While we all have to multitask sometimes, adding forced multitasking daily will drain your team. They’ll feel more stressed and less productive because they don’t have the environment they need to do their best work.
Ensuring ownership and accountability
Within developer teams, people will often build a piece of code because they need it to accomplish something. After a while, it isn’t needed anymore, nobody pays attention to it, and it falls into disrepair. And when it inevitably needs an update or breaks, it creates problems because it doesn’t have an owner, and nobody knows whose responsibility it is to fix it.
When you build anything, identify who is going to own it and be responsible for maintaining it moving forward. Create a rule that says if you can’t identify that person, it doesn’t get built.
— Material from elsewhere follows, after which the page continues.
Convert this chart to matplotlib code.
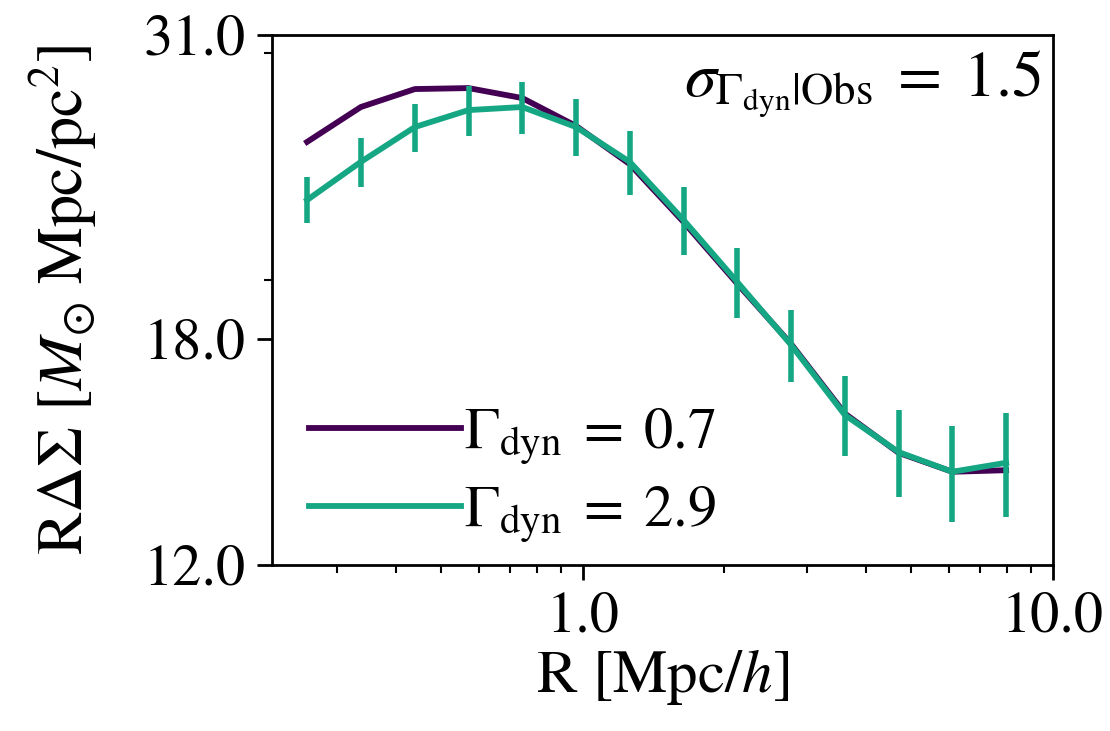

Having a dedicated mobile team enablement function
Undoubtedly the most efficient organisations are those that have a team dedicated to mobile team enablement, ensuring it’s always a priority alongside day-to-day delivery work.
Having a dedicated team allows you to look at mobile enablement from a product mindset, running surveys across your developer base to identify pain points, identifying where it’s necessary to create longer-term efficiencies and coming up with solutions that benefit the organisation as a whole.
Additionally, having an individual responsible for enablement within every team creates a coordinated effort across verticals, ensuring the dedicated mobile enablement team is continually in touch with the developer experience within each team.
This structure of representatives from each team is also a good option when a dedicated team is not yet achievable, as it allows for coordination and focus on enablement across the business. For this approach to work, the representatives from each team need to meet regularly and be empowered to drive enablement efforts within their team.
Setting enablement KPIs
It’s easy to overlook operational elements that are less visible, therefore you need to measure your mobile team enablement efforts in a way that makes them tangible.
Some operational elements are easier than others to surface and measure, for example, CI metrics and delivery are a widely discussed topic and a few solid examples have emerged including DORA metrics or Circle CI’s take on 4 metrics for CI/CD.
For the most part, what you measure will depend on the structure of your organisation, therefore it’s best to start by looking at your team’s processes and feedback from beginning to end and identifying what can be observed and measured. For example, if you notice feature tickets are often ping-ponged between teams, look at how often this happens and ask how you can reduce it.
Involving your team in the process
Your mobile enablement efforts are for your team, so they need to be involved in the process. Top-down management won’t work, you need to talk to your teams and be guided by their needs and insight.
Regularly ask your mobile developers what their average day is like, how they go about specific tasks, and what frustrates them. You’ll likely notice trends in what people struggle with and where people are manually performing habitual tasks which could easily be automated.
While dedicated mobile team enablement might not feel critical when you have eight people, it will certainly feel critical when you have thirty.
No matter the size of your organisation, mobile team enablement must be a key focus if you have any intention of scaling efficiently and profitably. The sooner it becomes embedded into your processes, and you start evaluating and improving your efforts, the easier it will be to maintain efficiency as you grow.